Night Train in Novi SadIt’s a break for me from writing, or so I’m thinking. We are on the 09:48 from Wien to Beograd. Change of trains in Budapest; a 16-minute connection ― safe enough because the first leg is an Austrian train. The second leg is 7 hours. Or should be. It seems that we are stopping overlong in Novi Sad, a city of 300,000 some two hours short of Beograd.

The train is almost empty. The passengers whom we can see speak only Serb. After a while a train official comes by and exhausts his English saying, ‘BIG problem,’ gesturing ahead. Some pantomime establishes that BIG means a one-hour delay, or maybe two.

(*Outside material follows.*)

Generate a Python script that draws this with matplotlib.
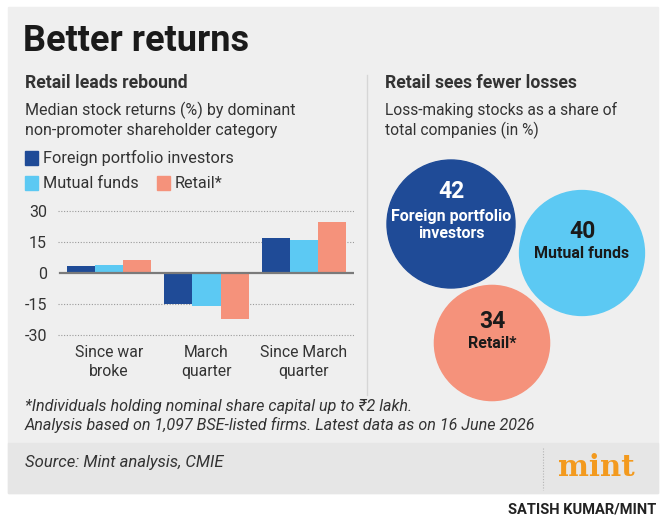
import matplotlib
matplotlib.use("Agg")
import matplotlib.pyplot as plt
import numpy as np
from matplotlib.patches import Rectangle, Circle

# bar chart data (median returns, %)
categories = ["Since war\nbroke", "March\nquarter", "Since March\nquarter"]
fpi_returns = [3.3, -14.8, 16.8]
mf_returns = [3.8, -16.0, 15.8]
retail_returns = [6.1, -22.2, 24.9]
series_names = ["Foreign portfolio investors", "Mutual funds", "Retail*"]
y_ticks = [-30, -15, 0, 15, 30]

# bubble data (loss-making stocks, % of companies)
loss_labels = ["Foreign portfolio\ninvestors", "Mutual funds", "Retail*"]
loss_share = [42, 40, 34]

DARK_BLUE = "#1f4b97"
LIGHT_BLUE = "#5cc9f3"
SALMON = "#f5927b"
TEXT = "#333333"

plt.rcParams['font.family'] = ['Roboto', 'DejaVu Sans']

W, H = 670, 526
fig = plt.figure(figsize=(W / 100, H / 100), dpi=100)
fig.patch.set_facecolor("white")

# background axes in pixel coords (y down)
bg = fig.add_axes([0, 0, 1, 1])
bg.set_xlim(0, W)
bg.set_ylim(H, 0)
bg.axis("off")

bg.add_patch(Rectangle((8, 7), 650, 486, color="#efefef", zorder=0))
bg.add_patch(Rectangle((8, 443), 650, 50, color="#e6e6e6", zorder=0))
bg.plot([367, 367], [75, 395], color="#d6d6d6", lw=1)
bg.plot([543, 543], [448, 490], color="#b5b5b5", lw=0.8, ls=(0, (1, 1.5)))

def txt(x, y, s, **kw):
    kw.setdefault("va", "center")
    kw.setdefault("color", TEXT)
    bg.text(x, y, s, **kw)

txt(23, 41, "Better returns", fontsize=26, weight="bold", color="#1a1a1a")
txt(25, 83, "Retail leads rebound", fontsize=12.7, weight="bold")
txt(25, 110, "Median stock returns (%) by dominant", fontsize=11.5)
txt(25, 130, "non-promoter shareholder category", fontsize=11.5)
txt(385, 83, "Retail sees fewer losses", fontsize=12.7, weight="bold")
txt(385, 110, "Loss-making stocks as a share of", fontsize=11.2)
txt(385, 130, "total companies (in %)", fontsize=11.2)

# legend
legend_pos = [(25, 158), (25, 183), (157, 183)]
for (lx, ly), name, c in zip(legend_pos, series_names, [DARK_BLUE, LIGHT_BLUE, SALMON]):
    bg.add_patch(Rectangle((lx, ly - 7), 13, 14, color=c))
    txt(lx + 18, ly, name, fontsize=11.7)

# footnotes
txt(25, 406, "*Individuals holding nominal share capital up to \u20b92 lakh.",
    fontsize=11.6, style="italic")
txt(25, 425, "Analysis based on 1,097 BSE-listed firms. Latest data as on 16 June 2026",
    fontsize=11.6, style="italic")
txt(25, 462, "Source: Mint analysis, CMIE", fontsize=12, style="italic")
txt(596, 467, "mint", fontsize=21, weight="bold", family="DejaVu Serif",
    color="#f39a1e", ha="center")
txt(656, 509, "SATISH KUMAR/MINT", fontsize=10.5, weight="bold", ha="right",
    color="#222222")

# bubbles, area proportional to value
k = 64 / np.sqrt(max(loss_share))
centers = [(451, 224), (582, 253), (492, 343)]
fills = [DARK_BLUE, LIGHT_BLUE, SALMON]
txt_colors = ["white", "#1a1a1a", "#1a1a1a"]
for (cx, cy), v, lab, fc, tc in zip(centers, loss_share, loss_labels, fills, txt_colors):
    bg.add_patch(Circle((cx, cy), k * np.sqrt(v), color=fc, zorder=2))
    nlines = lab.count("\n") + 1
    top = cy - 10 * nlines
    bg.text(cx, top - 12, str(v), ha="center", va="center", fontsize=16.5,
            weight="bold", color=tc, zorder=3)
    bg.text(cx, top + 10 * nlines + 1, lab, ha="center", va="center", fontsize=11.5,
            weight="bold", color=tc, linespacing=1.2, zorder=3)

# bar chart
ax = fig.add_axes([58 / W, 1 - 337.1 / H, 296 / W, 128.2 / H])
ax.patch.set_alpha(0)
x = np.arange(len(categories))
w = 0.29
ax.bar(x - w, fpi_returns, w, color=DARK_BLUE, zorder=2)
ax.bar(x, mf_returns, w, color=LIGHT_BLUE, zorder=2)
ax.bar(x + w, retail_returns, w, color=SALMON, zorder=2)
for t in y_ticks:
    if t != 0:
        ax.axhline(t, color="#9a9a9a", lw=0.8, ls=(0, (1, 1.5)), zorder=1)
ax.axhline(0, xmin=0.007, color="#7a7a7a", lw=1.6, zorder=3)
ax.set_xlim(-0.523, 2.513)
ax.set_ylim(-31, 31)
ax.set_yticks(y_ticks)
ax.set_yticklabels([str(t) for t in y_ticks], fontsize=11.5, color=TEXT)
ax.set_xticks(x)
ax.set_xticklabels(categories, fontsize=11.3, color=TEXT, linespacing=1.3)
ax.tick_params(length=0)
ax.tick_params(axis="y", pad=8)
ax.tick_params(axis="x", pad=6)
for s in ax.spines.values():
    s.set_visible(False)

fig.savefig("out.png", dpi=100)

After an hour or so we notice there are even fewer passengers. Could this be non-confidence, voted with their feet? Next official to go by says, ‘BIG problem. Beograd tomorrow.’ It’s almost 8 p.m. Some things there’s no physics fix for. I ask him, is there a bus? He gestures vaguely in a northerly direction.

Turns out the bus station is nearby. Inside, a helpful sign says ИНФОРМАЦИЈЕ. I ask the harassed-looking information clerk: Next bus to Beograd? She writes 21:05 on a scrap of paper, pauses, crosses it out, writes 22:05. I run back to the train for a quick consultation. It’s raining. Let’s try busing, we decide.

Back to the bus station; it is much more crowded. Try to buy two tickets on the 22:05. The ticket agent takes my paper, crosses out the time. ‘No seat,’ she says, and writes 23:05. I buy tickets, 700 dinars each. Walk back in the rain. Skinheads are shouting at each other on the platform. I hit up yet another official for the latest info. ‘BIG problem,’ he says, with more pantomiming of a derailed train. Seems like the late late bus may get us into Beograd much sooner than our train. But at least it is a warm dry place to wait for bus departure. With armrests up, stretched out on three seats each, we doze.

A sudden thought brings me back upright: Will the hotel door be open when we arrive? Luckily we have the number but my Rogers cell phone tells me: No connection.  I accost a tall civilian who is hanging round the station. Yes, he has a phone and even a few words of English. He calls the number that I give him, speaks in Serbian, hangs up and says to me, ‘They wait.’

I try to pay him for the phone call. ‘Nothing!’ he says. ‘It’s a Serbia thing.’